6 heures passent et il ne se passe absolument rien. Enfin il se passe plein de choses, mais rien du côté de TED. On remet notre projet de naissance à l’équipe soignante, on remplit le dossier, mon mari fait les formalités d'admission à l'accueil, Le Créateur repasse nous voir, je fais du ballon, je me pends avec des sangles dans la salle nature, on parle à TED, on fait de l'haptonomie, on se promène dans tous les services (c'est la journée de sensibilisation au cancer colorectal, y'a des animations trop cool un peu partout dans la clinique, avec des brochettes de fruits frais gratis, mais même à quelques heures de la naissance, j'angoisse toujours trop de la toxoplasmose pour ne serait-ce que m’en approcher) et on fait des monitos. J’ai bien des contractions mais non douloureuses.

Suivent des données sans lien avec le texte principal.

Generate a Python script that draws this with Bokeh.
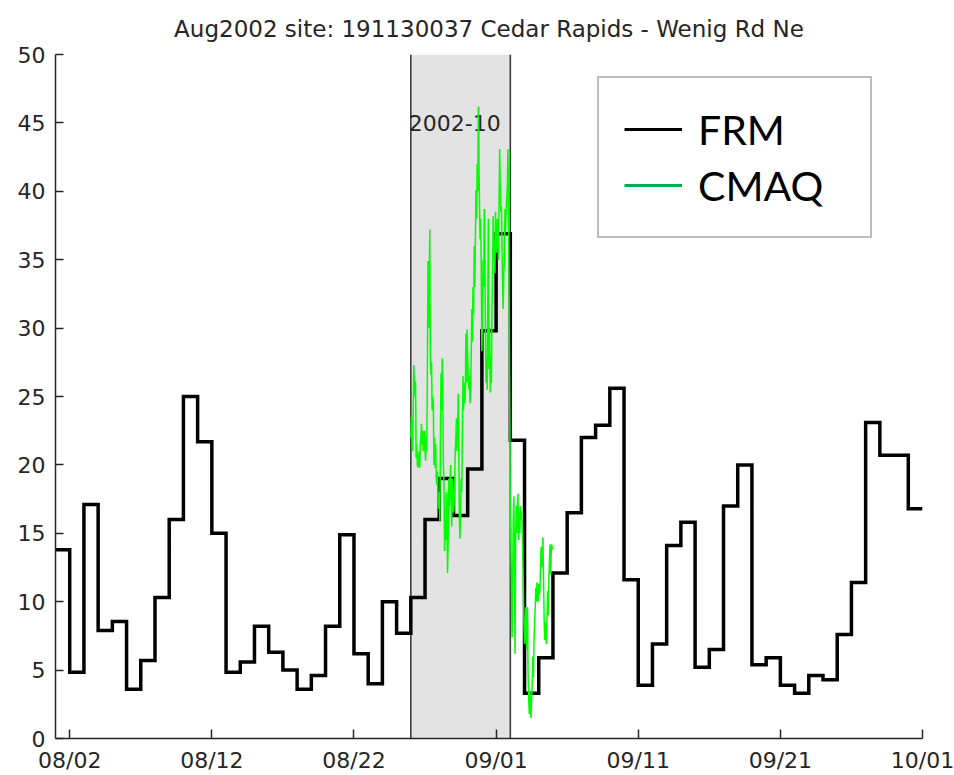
from datetime import datetime, timedelta

from bokeh.plotting import figure
from bokeh.models import (Range1d, FixedTicker, DatetimeTickFormatter, BoxAnnotation,
                          Span, Legend, LegendItem, Label)
from bokeh.embed import file_html
from bokeh.resources import INLINE

# ---------------- data ----------------
title_text = "Aug2002 site: 191130037 Cedar Rapids - Wenig Rd Ne"
series_names = ["FRM", "CMAQ"]

x_start = "2002-08-01"
x_end = "2002-10-01"
x_tick_dates = ["2002-08-02", "2002-08-12", "2002-08-22", "2002-09-01",
                "2002-09-11", "2002-09-21", "2002-10-01"]
y_ticks = [0, 5, 10, 15, 20, 25, 30, 35, 40, 45, 50]

# FRM daily values, 08/01 .. 09/30
frm_start = "2002-08-01"
frm_daily = [13.8, 4.85, 17.1, 7.9, 8.55, 3.6, 5.7, 10.3, 16.0, 25.0,
             21.7, 15.0, 4.85, 5.6, 8.2, 6.3, 5.0, 3.6, 4.6, 8.2,
             14.9, 6.2, 4.0, 10.0, 7.7, 10.3, 16.0, 19.0, 16.3, 19.7,
             29.8, 36.9, 21.8, 3.3, 5.9, 12.1, 16.5, 22.0, 22.9, 25.6,
             11.6, 3.9, 6.9, 14.1, 15.8, 5.2, 6.5, 17.0, 20.0, 5.4,
             5.9, 3.9, 3.3, 4.6, 4.3, 7.6, 11.4, 23.1, 20.7, 20.7,
             16.8]

# CMAQ hourly values from 08/26 00:00
cmaq_start = "2002-08-26 00:00"
cmaq_hourly = [
    22.0, 23.5, 22.5, 21.0, 24.0, 27.3, 26.0, 25.0, 26.1, 20.5,
    21.5, 20.0, 19.8, 20.2, 21.0, 19.8, 21.5, 22.0, 23.0, 21.5,
    22.5, 21.0, 21.5, 22.5, 21.0, 20.3, 22.0, 21.0, 27.0, 34.9,
    30.0, 33.0, 37.2, 28.0, 26.6, 27.5, 24.0, 25.0, 24.5, 20.0,
    22.0, 19.8, 21.5, 19.0, 18.5, 19.5, 17.5, 16.8, 18.0, 15.9,
    22.0, 26.7, 24.0, 27.8, 25.0, 20.0, 18.5, 13.7, 16.0, 14.5,
    18.0, 17.0, 12.1, 14.5,
    19.0, 17.0, 18.0, 20.0, 17.5, 15.5, 19.0, 18.0, 16.5, 17.0,
    19.0, 21.0, 22.0, 23.4, 21.0, 22.5, 25.2, 21.0, 16.0, 14.6,
    17.0, 19.0, 18.0, 22.0, 26.5, 24.0, 26.0, 24.5, 25.0, 29.6,
    26.0, 29.9, 28.0, 26.3, 25.5, 26.5, 24.5, 25.5, 28.0, 31.4,
    29.0, 33.0, 31.0, 36.0, 33.0, 36.5, 40.1, 38.0, 42.0, 40.0,
    46.2, 42.0, 39.0, 36.5, 38.0, 34.0, 28.3, 31.0, 35.0, 33.0,
    38.7, 36.0, 30.0, 26.0, 28.0, 25.5, 32.0, 38.0, 27.0, 30.0,
    25.3, 28.0, 26.0, 31.0, 34.0, 38.2, 35.0, 36.5, 34.0, 38.5,
    35.5, 36.0, 38.0, 36.5, 35.0, 39.0, 43.1, 40.0, 38.5, 38.9,
    36.0, 33.0, 31.4, 34.0, 35.0, 38.7, 37.0, 38.5, 39.6, 40.5,
    43.1, 40.0, 32.0, 25.0, 16.0, 14.3,
    11.0, 7.4, 12.0, 16.0, 17.7, 12.0, 6.2, 15.0, 17.0, 15.0,
    17.2, 17.9, 14.5, 16.5, 15.0, 17.0, 16.0, 16.6, 15.5, 14.0,
    11.0, 8.5, 6.9, 7.5, 9.6, 8.0, 6.5, 9.6, 4.7, 3.0,
    1.8, 3.5, 2.0, 1.5, 3.0, 4.0, 6.0, 4.5, 7.0, 8.5,
    9.5, 11.0, 10.0, 11.4, 11.3, 10.0, 11.3, 10.5, 10.8, 12.5,
    14.0, 12.5, 13.5, 14.7, 12.0, 9.0, 7.2, 8.5, 7.5, 6.9,
    9.0, 10.8, 9.0, 11.5, 13.0, 14.2, 12.0, 13.5, 14.2, 13.8,
]

episode_start = "2002-08-26"
episode_end = "2002-09-02"
episode_label = "2002-10"
episode_label_y = 45

# ---------------- helpers ----------------
EPOCH = datetime(1970, 1, 1)


def ms(d):
    if isinstance(d, str):
        d = datetime.fromisoformat(d)
    return (d - EPOCH).total_seconds() * 1000.0


# FRM as a daily step
d0 = datetime.fromisoformat(frm_start)
edges = [d0 + timedelta(days=i) for i in range(len(frm_daily) + 1)]
frm_x, frm_y = [], []
for i, v in enumerate(frm_daily):
    frm_x += [ms(edges[i]), ms(edges[i + 1])]
    frm_y += [v, v]

c0 = datetime.fromisoformat(cmaq_start)
cmaq_x = [ms(c0 + timedelta(hours=i)) for i in range(len(cmaq_hourly))]

# ---------------- figure ----------------
TXT = "#262626"
p = figure(width=954, height=775, x_axis_type="datetime",
           x_range=Range1d(ms(x_start), ms(x_end)), y_range=Range1d(0, 50),
           output_backend="svg", toolbar_location=None,
           min_border_left=55, min_border_right=32, min_border_top=53, min_border_bottom=37)
p.outline_line_color = None
p.background_fill_color = "white"
p.xgrid.visible = False
p.ygrid.visible = False

p.title.text = title_text
p.title.align = "center"
p.title.text_font = "DejaVu Sans"
p.title.text_font_size = "23px"
p.title.text_font_style = "normal"
p.title.text_color = TXT
p.title.standoff = 26

# shaded episode
box = BoxAnnotation(left=ms(episode_start), right=ms(episode_end), bottom=0, top=50,
                    fill_color="#e3e3e3", fill_alpha=1.0, line_color=None, level="underlay")
p.add_layout(box)
for d in (episode_start, episode_end):
    p.add_layout(Span(location=ms(d), dimension="height", line_color="#3c3c3c",
                      line_width=1.6, level="underlay"))
p.add_layout(Label(x=ms(episode_start), y=episode_label_y, text=episode_label,
                   text_baseline="middle", text_align="left", text_font="DejaVu Sans",
                   text_font_size="22px", text_color=TXT, level="underlay", x_offset=-2))

r_frm = p.line(frm_x, frm_y, line_color="black", line_width=3.5, line_join="miter")
r_cmaq = p.line(cmaq_x, cmaq_hourly, line_color="#00ff00", line_width=1.5)

# legend proxies (a single undefined point: nothing drawn in the plot)
nan = float("nan")
r_frm_leg = p.line([ms(x_start)], [nan], line_color="black", line_width=3)
r_cmaq_leg = p.line([ms(x_start)], [nan], line_color="#00b050", line_width=3)

legend = Legend(items=[LegendItem(label=series_names[0], renderers=[r_frm_leg]),
                       LegendItem(label=series_names[1], renderers=[r_cmaq_leg])],
                location=(542, 500), margin=0, padding=25, spacing=4,
                glyph_width=58, glyph_height=52, label_height=52, label_width=147,
                label_standoff=16, label_text_font="Lato", label_text_font_size="41px",
                label_text_color="black", border_line_color="#7a7a7a", border_line_width=2,
                background_fill_color="white", background_fill_alpha=1.0)
p.add_layout(legend, "center")

# axes
for ax in (p.xaxis[0], p.yaxis[0]):
    ax.axis_line_color = TXT
    ax.axis_line_width = 1.5
    ax.major_tick_line_color = TXT
    ax.major_tick_line_width = 1.5
    ax.minor_tick_line_color = None
    ax.major_tick_out = 0
    ax.major_label_text_font = "DejaVu Sans"
    ax.major_label_text_font_size = "22px"
    ax.major_label_text_color = TXT

p.xaxis.major_tick_in = 9
p.yaxis.major_tick_in = 8
p.xaxis.major_label_standoff = 9
p.yaxis.major_label_standoff = 10
p.xaxis.ticker = FixedTicker(ticks=[ms(d) for d in x_tick_dates])
fmt = "%m/%d"
p.xaxis.formatter = DatetimeTickFormatter(days=fmt, months=fmt, hours=fmt, years=fmt,
                                          hourmin=fmt, minutes=fmt)
p.yaxis.ticker = FixedTicker(ticks=y_ticks)

open("out.html", "w").write(file_html(p, INLINE))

On achète un sandwich à mon mari, j'ai droit à un plateau repas (haricot vert/poulet grillé) et on mange en tête à tête dans la salle d'accouchement.
Puis on décide d’aller marcher au soleil sur le parvis de la clinique. Entrant dans son cabinet, depuis la coursive du bâtiment d’en face, le Créateur nous aperçoit. Il lance « Alors ? » Je réponds « Rien ! », Il fait mine que je devrais courir et sauter. Mouais. Je désespère.
14h30
Je suis en train de faire du ballon dans la salle nature en écoutant de la musique zen quand soudain, j’ai enfin des contractions. J’en pleure : la prostaglandine fonctionne. À toi de jouer, Claudine.
Pendant 5h, j’ai des contractions toutes les 5 minutes. Ça pique. Je fais des belles courbes sur l'écran et de belles marques d'ongles dans les mains de l’homme. D’après les monitos, TED encaisse super bien.
La sage-femme juvénile essaye de me trifouiller pour examiner Claudine, elle ne s’en sort pas, avec ses petits doigts.
Dans la salle d’accouchement d’à côté j’entends Le Créateur encourager une PB à pousser. Puis des cris de bébés. Je ne peux m’empêcher de chialer.
Le Créateur passe juste après, tout content d’apprendre que mes contraction ont commencé. Il faut continuer d’attendre.